* [Job] Copy all lines below exactly as written. Leave pictures out.

* [Information supplied]
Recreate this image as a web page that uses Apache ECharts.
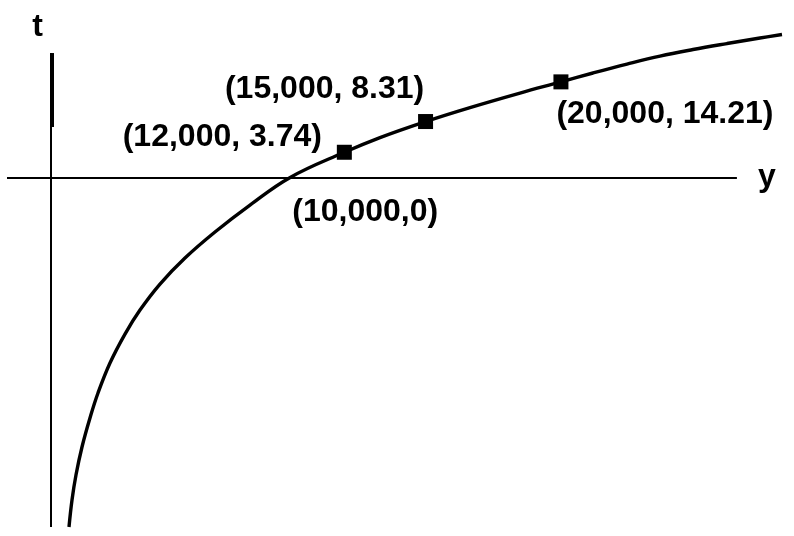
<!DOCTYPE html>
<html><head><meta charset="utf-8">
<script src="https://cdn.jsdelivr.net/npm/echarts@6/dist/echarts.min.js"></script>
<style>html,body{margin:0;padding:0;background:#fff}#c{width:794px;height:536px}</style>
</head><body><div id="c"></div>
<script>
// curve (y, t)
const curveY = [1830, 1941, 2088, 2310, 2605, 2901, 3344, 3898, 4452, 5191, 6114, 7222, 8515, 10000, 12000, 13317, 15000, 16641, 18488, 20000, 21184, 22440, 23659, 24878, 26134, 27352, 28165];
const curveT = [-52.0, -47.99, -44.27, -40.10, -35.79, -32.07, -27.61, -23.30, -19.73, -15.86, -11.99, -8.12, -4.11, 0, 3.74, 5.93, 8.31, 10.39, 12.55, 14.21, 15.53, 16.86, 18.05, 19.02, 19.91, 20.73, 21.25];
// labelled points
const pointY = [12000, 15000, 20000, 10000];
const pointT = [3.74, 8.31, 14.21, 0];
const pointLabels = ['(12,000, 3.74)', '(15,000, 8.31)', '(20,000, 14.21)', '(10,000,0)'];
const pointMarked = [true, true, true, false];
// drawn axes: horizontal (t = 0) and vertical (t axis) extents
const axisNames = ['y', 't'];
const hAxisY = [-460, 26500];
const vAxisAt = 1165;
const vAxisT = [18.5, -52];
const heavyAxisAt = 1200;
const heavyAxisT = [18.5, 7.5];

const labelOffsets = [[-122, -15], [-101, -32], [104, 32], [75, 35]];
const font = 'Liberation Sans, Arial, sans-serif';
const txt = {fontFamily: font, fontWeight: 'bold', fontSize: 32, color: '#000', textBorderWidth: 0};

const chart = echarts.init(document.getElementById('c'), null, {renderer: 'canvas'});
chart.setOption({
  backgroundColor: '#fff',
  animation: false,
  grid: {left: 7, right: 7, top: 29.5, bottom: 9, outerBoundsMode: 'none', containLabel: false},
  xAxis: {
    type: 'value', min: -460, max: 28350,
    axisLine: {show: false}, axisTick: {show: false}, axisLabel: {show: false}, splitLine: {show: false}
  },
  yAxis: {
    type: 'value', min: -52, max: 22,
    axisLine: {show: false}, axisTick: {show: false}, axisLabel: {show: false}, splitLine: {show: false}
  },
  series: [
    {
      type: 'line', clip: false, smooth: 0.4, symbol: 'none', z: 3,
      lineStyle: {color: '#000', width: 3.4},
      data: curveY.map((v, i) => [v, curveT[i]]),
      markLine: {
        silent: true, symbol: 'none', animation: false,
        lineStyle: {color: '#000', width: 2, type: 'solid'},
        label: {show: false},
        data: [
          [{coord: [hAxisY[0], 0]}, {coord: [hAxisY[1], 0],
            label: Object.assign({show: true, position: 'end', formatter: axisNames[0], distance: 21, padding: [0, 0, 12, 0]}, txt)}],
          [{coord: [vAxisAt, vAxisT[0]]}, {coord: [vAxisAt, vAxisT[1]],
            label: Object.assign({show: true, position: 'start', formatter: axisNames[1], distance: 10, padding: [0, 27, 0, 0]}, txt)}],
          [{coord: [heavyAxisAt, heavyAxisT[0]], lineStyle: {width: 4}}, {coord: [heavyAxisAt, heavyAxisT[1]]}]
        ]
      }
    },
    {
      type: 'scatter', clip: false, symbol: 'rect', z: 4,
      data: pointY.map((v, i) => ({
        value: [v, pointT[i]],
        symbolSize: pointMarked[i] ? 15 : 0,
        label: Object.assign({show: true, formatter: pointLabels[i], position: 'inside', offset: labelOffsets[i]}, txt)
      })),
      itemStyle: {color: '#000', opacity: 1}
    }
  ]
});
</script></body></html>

* [Task output]
Recreate this image as a web page that uses Apache ECharts.
<!DOCTYPE html>
<html><head><meta charset="utf-8">
<script src="https://cdn.jsdelivr.net/npm/echarts@6/dist/echarts.min.js"></script>
<style>html,body{margin:0;padding:0;background:#fff}#c{width:794px;height:536px}</style>
</head><body><div id="c"></div>
<script>
// curve (y, t)
const curveY = [1830, 1941, 2088, 2310, 2605, 2901, 3344, 3898, 4452, 5191, 6114, 7222, 8515, 10000, 12000, 13317, 15000, 16641, 18488, 20000, 21184, 22440, 23659, 24878, 26134, 27352, 28165];
const curveT = [-52.0, -47.99, -44.27, -40.10, -35.79, -32.07, -27.61, -23.30, -19.73, -15.86, -11.99, -8.12, -4.11, 0, 3.74, 5.93, 8.31, 10.39, 12.55, 14.21, 15.53, 16.86, 18.05, 19.02, 19.91, 20.73, 21.25];
// labelled points
const pointY = [12000, 15000, 20000, 10000];
const pointT = [3.74, 8.31, 14.21, 0];
const pointLabels = ['(12,000, 3.74)', '(15,000, 8.31)', '(20,000, 14.21)', '(10,000,0)'];
const pointMarked = [true, true, true, false];
// drawn axes: horizontal (t = 0) and vertical (t axis) extents
const axisNames = ['y', 't'];
const hAxisY = [-460, 26500];
const vAxisAt = 1165;
const vAxisT = [18.5, -52];
const heavyAxisAt = 1200;
const heavyAxisT = [18.5, 7.5];

const labelOffsets = [[-122, -15], [-101, -32], [104, 32], [75, 35]];
const font = 'Liberation Sans, Arial, sans-serif';
const txt = {fontFamily: font, fontWeight: 'bold', fontSize: 32, color: '#000', textBorderWidth: 0};

const chart = echarts.init(document.getElementById('c'), null, {renderer: 'canvas'});
chart.setOption({
  backgroundColor: '#fff',
  animation: false,
  grid: {left: 7, right: 7, top: 29.5, bottom: 9, outerBoundsMode: 'none', containLabel: false},
  xAxis: {
    type: 'value', min: -460, max: 28350,
    axisLine: {show: false}, axisTick: {show: false}, axisLabel: {show: false}, splitLine: {show: false}
  },
  yAxis: {
    type: 'value', min: -52, max: 22,
    axisLine: {show: false}, axisTick: {show: false}, axisLabel: {show: false}, splitLine: {show: false}
  },
  series: [
    {
      type: 'line', clip: false, smooth: 0.4, symbol: 'none', z: 3,
      lineStyle: {color: '#000', width: 3.4},
      data: curveY.map((v, i) => [v, curveT[i]]),
      markLine: {
        silent: true, symbol: 'none', animation: false,
        lineStyle: {color: '#000', width: 2, type: 'solid'},
        label: {show: false},
        data: [
          [{coord: [hAxisY[0], 0]}, {coord: [hAxisY[1], 0],
            label: Object.assign({show: true, position: 'end', formatter: axisNames[0], distance: 21, padding: [0, 0, 12, 0]}, txt)}],
          [{coord: [vAxisAt, vAxisT[0]]}, {coord: [vAxisAt, vAxisT[1]],
            label: Object.assign({show: true, position: 'start', formatter: axisNames[1], distance: 10, padding: [0, 27, 0, 0]}, txt)}],
          [{coord: [heavyAxisAt, heavyAxisT[0]], lineStyle: {width: 4}}, {coord: [heavyAxisAt, heavyAxisT[1]]}]
        ]
      }
    },
    {
      type: 'scatter', clip: false, symbol: 'rect', z: 4,
      data: pointY.map((v, i) => ({
        value: [v, pointT[i]],
        symbolSize: pointMarked[i] ? 15 : 0,
        label: Object.assign({show: true, formatter: pointLabels[i], position: 'inside', offset: labelOffsets[i]}, txt)
      })),
      itemStyle: {color: '#000', opacity: 1}
    }
  ]
});
</script></body></html>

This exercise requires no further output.